99.1 Press release, dated February 1, 2008 (furnished herewith)

EX-99.1 2 rrd192875_23195.htm Press Release

 

FOR IMMEDIATE RELEASE:

Comverge Announces Alec G. Dreyer's Appointment to its Board of Directors


East Hanover, NJ - February 1, 2008 - Comverge, Inc. (NASDAQ: COMV), a leading clean capacity provider through demand response and energy efficiency, announced today that Alec G. Dreyer has joined its Board of Directors.

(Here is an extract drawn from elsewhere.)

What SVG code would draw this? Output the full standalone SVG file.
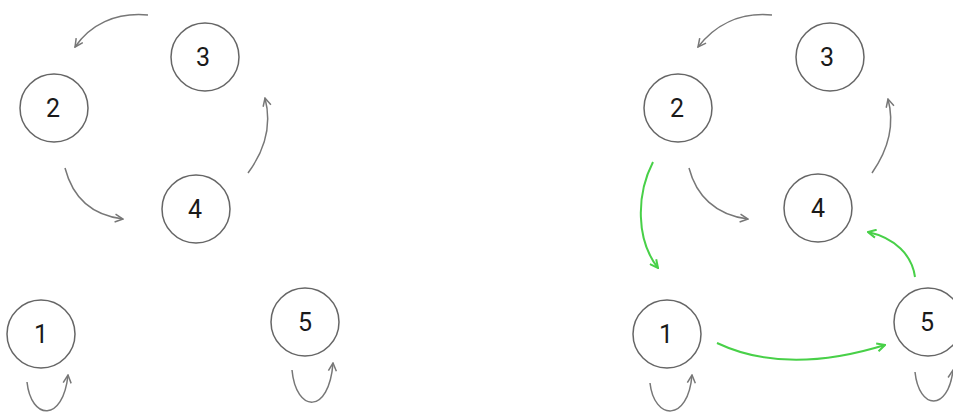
<svg xmlns="http://www.w3.org/2000/svg" width="953" height="412" viewBox="0 0 953 412">
<style>
.node circle{fill:#fff;stroke:#666;stroke-width:1.5}
.node text{font-family:Roboto,"Liberation Sans",sans-serif;font-size:25px;fill:#1a1a1a;text-anchor:middle}
.e{fill:none;stroke:#777;stroke-width:1.5;marker-end:url(#ag)}
.g{fill:none;stroke:#48d048;stroke-width:2;marker-end:url(#agr)}
</style>
<defs>
<marker id="ag" viewBox="0 0 10 10" refX="9" refY="5" markerWidth="10" markerHeight="10" markerUnits="userSpaceOnUse" orient="auto">
<path d="M1,1 L9,5 L1,9" fill="none" stroke="#777" stroke-width="1.5"/>
</marker>
<marker id="agr" viewBox="0 0 10 10" refX="9" refY="5" markerWidth="10" markerHeight="10" markerUnits="userSpaceOnUse" orient="auto">
<path d="M1,1 L9,5 L1,9" fill="none" stroke="#48d048" stroke-width="2"/>
</marker>
</defs>
<rect width="953" height="412" fill="#fff"/>
<g id="connectors">
<path class="e" d="M148,15 C115,12 90,25 75,47"/>
<path class="e" d="M65,168 C72,195 90,215 123,219"/>
<path class="e" d="M248,173 C265,150 272,125 265,98"/>
<path class="e" d="M27,382 C31,420 63,423 68,375"/>
<path class="e" d="M292,370 C296,413 329,415 333,363"/>
<path class="e" d="M772,15 C740,12 715,25 698,47"/>
<path class="e" d="M689,168 C696,195 715,215 748,219"/>
<path class="e" d="M872,173 C888,150 895,125 888,99"/>
<path class="e" d="M650,383 C654,420 688,423 692,375"/>
<path class="e" d="M915,372 C919,410 948,412 953,370"/>
<path class="g" d="M653,162 C636,195 636,240 658,268"/>
<path class="g" d="M717,343 C770,368 830,362 885,345"/>
<path class="g" d="M915,277 C912,255 895,238 868,232"/>
</g>
<g id="L3" class="node"><circle cx="205" cy="57" r="34"/><text x="203" y="66">3</text></g>
<g id="L2" class="node"><circle cx="54" cy="108" r="34"/><text x="53" y="117">2</text></g>
<g id="L4" class="node"><circle cx="196" cy="209" r="34"/><text x="195" y="218">4</text></g>
<g id="L1" class="node"><circle cx="41" cy="334" r="34"/><text x="41" y="343">1</text></g>
<g id="L5" class="node"><circle cx="305" cy="322" r="34"/><text x="305" y="331">5</text></g>
<g id="R3" class="node"><circle cx="830" cy="57" r="34"/><text x="827" y="66">3</text></g>
<g id="R2" class="node"><circle cx="678" cy="108" r="34"/><text x="677" y="117">2</text></g>
<g id="R4" class="node"><circle cx="818" cy="208" r="34"/><text x="818" y="217">4</text></g>
<g id="R1" class="node"><circle cx="667" cy="334" r="34"/><text x="666" y="343">1</text></g>
<g id="R5" class="node"><circle cx="928" cy="322" r="34"/><text x="927" y="331">5</text></g>
</svg>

Prior to this appointment, Mr. Dreyer served as Chief Executive Officer and member of the Board of Directors of Horizon Wind Energy LLC. Mr. Dreyer helped Horizon Wind Energy successfully develop, build and operate wind farms in Washington, Oklahoma, New York, Texas and Illinois. The Company was nearing completion of a two-year, $2.2 billion capital investment program with major construction projects in Illinois, Texas, Oregon and Minnesota when it was sold to Energias de Portugal, SA in July 2007. Preceding this, Mr. Dreyer served as President of Dynegy Inc.'s Generation Division, where he managed approximately 13,000 megawatts of generation with 10 officers and approximately 1,200 employees.

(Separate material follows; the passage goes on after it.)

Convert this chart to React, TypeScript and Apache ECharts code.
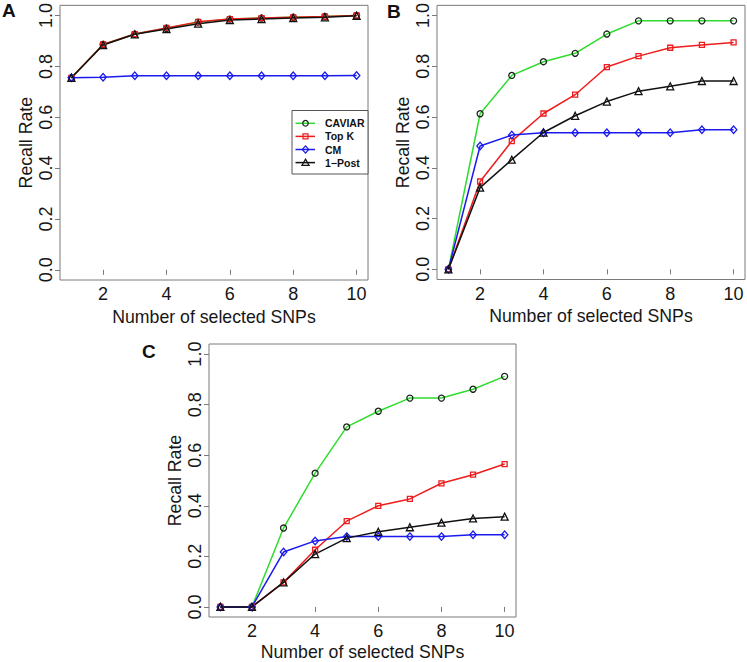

"We are pleased to welcome Alec as the newest member of our Board of Directors," stated Robert M. Chiste, Chairman, President, and CEO of Comverge. "Alec's extensive business background of over 28 years, primarily in the energy industry with focus on renewable energy and long term power purchase contracts, will bring added depth and experience to our Board. We are looking forward to continuing as a leader in developing the Clean Energy sector through our experienced leadership, innovative business models, and unique solutions." Mr. Chiste continued, "I'd also like to thank John Moore and Scott Ungerer, both being the leaders of our early venture investors, for their dedicated service as board members, as they resigned from the Board yesterday."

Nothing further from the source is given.